Multiprocessing backend

If you have multiple CPU cores, and optionally multiple GPUs, we provide the multiprocessing backend that allows to run the inference on multiple processes.

This accelerator dispatches the batches between multiple workers (data-parallelism), and distribute the computation of a given batch on one or two workers (model-parallelism):

a CPUWorker which handles the non deep-learning components and the preprocessing, collating and postprocessing of deep-learning components
a GPUWorker which handles the forward call of the deep-learning components

If no GPU is available, no GPUWorker is started, and the CPUWorkers handle the forward call of the deep-learning components as well.

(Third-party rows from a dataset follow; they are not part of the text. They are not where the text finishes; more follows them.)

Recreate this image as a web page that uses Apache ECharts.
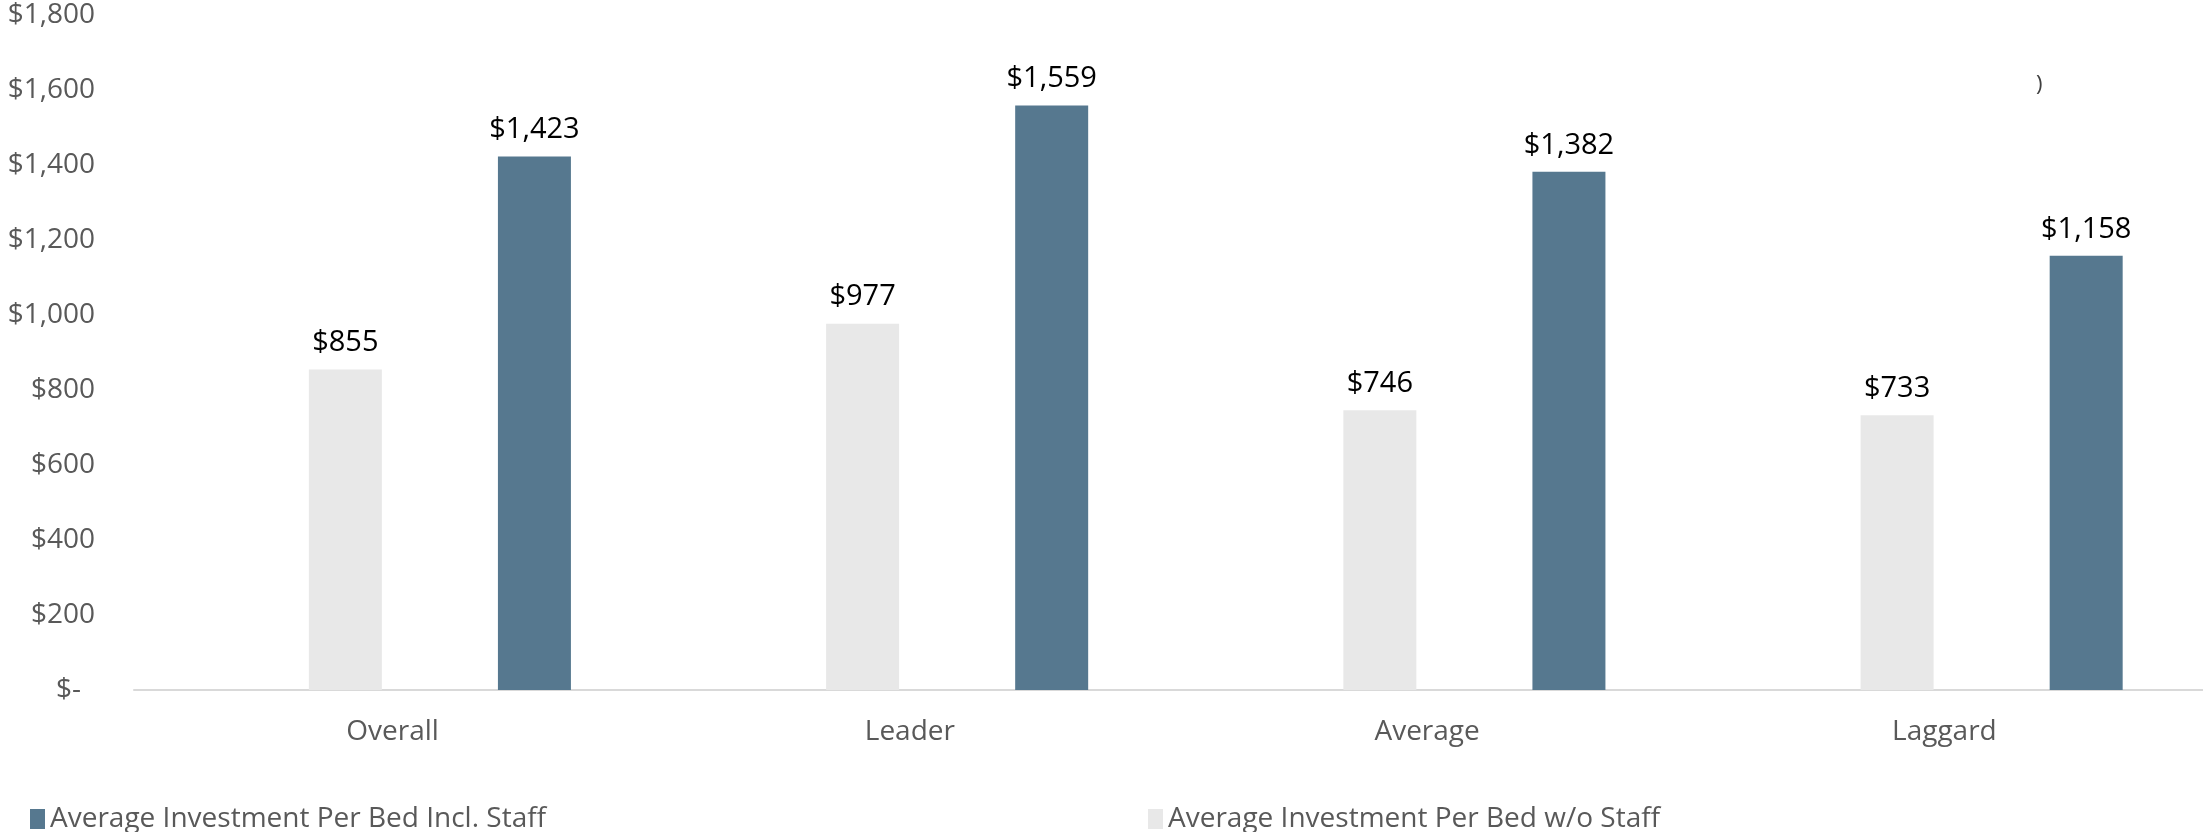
<!DOCTYPE html>
<html>
<head>
<meta charset="utf-8">
<script src="https://cdn.jsdelivr.net/npm/echarts@6/dist/echarts.min.js"></script>
<style>
html,body{margin:0;padding:0;background:#fff;}
#chart{width:2203px;height:832px;}
</style>
</head>
<body>
<div id="chart"></div>
<script>
var categories = ['Overall', 'Leader', 'Average', 'Laggard'];
var withoutStaff = [855, 977, 746, 733];
var inclStaff = [1423, 1559, 1382, 1158];
var nameIncl = 'Average Investment Per Bed Incl. Staff';
var nameWithout = 'Average Investment Per Bed w/o Staff';
var emptySlot = [null, null, null, null];

var FONT = 'Open Sans';
function money(v) {
  return '$' + String(v).replace(/\B(?=(\d{3})+(?!\d))/g, ',');
}

var chart = echarts.init(document.getElementById('chart'));
var barW = 73;
var labelCfg = {
  show: true, position: 'top', distance: 12,
  fontFamily: FONT, fontSize: 29, color: '#000000',
  formatter: function (p) { return money(p.value); }
};
chart.setOption({
  animation: false,
  backgroundColor: '#ffffff',
  grid: { left: 134, width: 2078, top: 15, bottom: 142, containLabel: false },
  legend: [
    { data: [nameIncl], left: 25, top: 800, itemWidth: 15, itemHeight: 20, itemGap: 0,
      icon: 'rect', textStyle: { fontFamily: FONT, fontSize: 28, color: '#595959' } },
    { data: [nameWithout], left: 1143, top: 800, itemWidth: 15, itemHeight: 20, itemGap: 0,
      icon: 'rect', textStyle: { fontFamily: FONT, fontSize: 28, color: '#595959' } }
  ],
  xAxis: {
    type: 'category', data: categories,
    axisLine: { show: true, lineStyle: { color: '#d9d9d9', width: 2 } },
    axisTick: { show: false },
    axisLabel: { fontFamily: FONT, fontSize: 28, color: '#595959', margin: 28 },
    splitLine: { show: false }
  },
  yAxis: {
    type: 'value', min: 0, max: 1800, interval: 200,
    axisLine: { show: false }, axisTick: { show: false },
    splitLine: { show: false },
    axisLabel: {
      fontFamily: FONT, fontSize: 28, color: '#595959', margin: 39,
      formatter: function (v) { return v === 0 ? '{z|$-}' : money(v); },
      rich: { z: { fontFamily: FONT, fontSize: 28, color: '#595959', padding: [0, 14, 0, 0] } }
    }
  },
  series: [
    { name: '_blank1', type: 'bar', data: emptySlot, barWidth: barW, barGap: '29.5%', silent: true },
    { name: nameWithout, type: 'bar', data: withoutStaff, barWidth: barW, barGap: '29.5%',
      itemStyle: { color: '#e8e8e8' }, label: labelCfg },
    { name: '_blank2', type: 'bar', data: emptySlot, barWidth: barW, barGap: '29.5%', silent: true },
    { name: nameIncl, type: 'bar', data: inclStaff, barWidth: barW, barGap: '29.5%',
      itemStyle: { color: '#56788f' }, label: labelCfg }
  ],
  graphic: [
    { type: 'text', left: 2036, top: 74,
      style: { text: ')', fontFamily: FONT, fontSize: 22, fill: '#404040' } }
  ]
});
</script>
</body>
</html>
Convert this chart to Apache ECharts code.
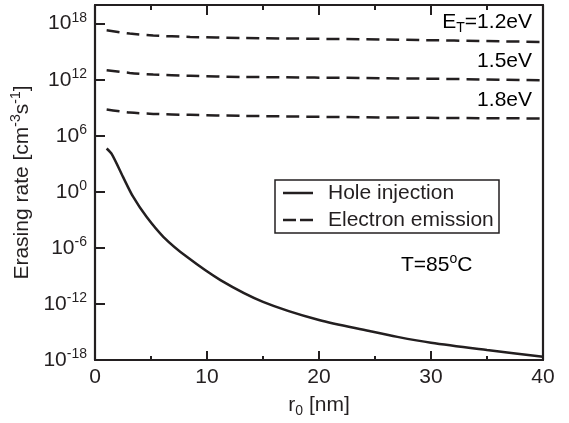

The advantage of dedicating a worker to the deep-learning components is that it allows to prepare multiple batches in parallel in multiple CPUWorker, and ensure that the GPUWorker never wait for a batch to be ready.

The overall architecture described in the following figure, for 3 CPU workers and 2 GPU workers.

Here is how a small pipeline with rule-based components and deep-learning components is distributed between the workers:

Caveat

Since workers can produce their results in any order, the order of the results may not be the same as the order of the input tasks.

Spark backend

This execution mode uses Spark to parallelize the processing of the documents. The documents are first stored in a Spark DataFrame (if it was not already the case) and then processed in parallel using Spark.

Beware, if the original reader was not a SparkReader (edsnlp.data.from_spark), the local docs → spark dataframe conversion might take some time, and the whole process might be slower than using the multiprocessing backend.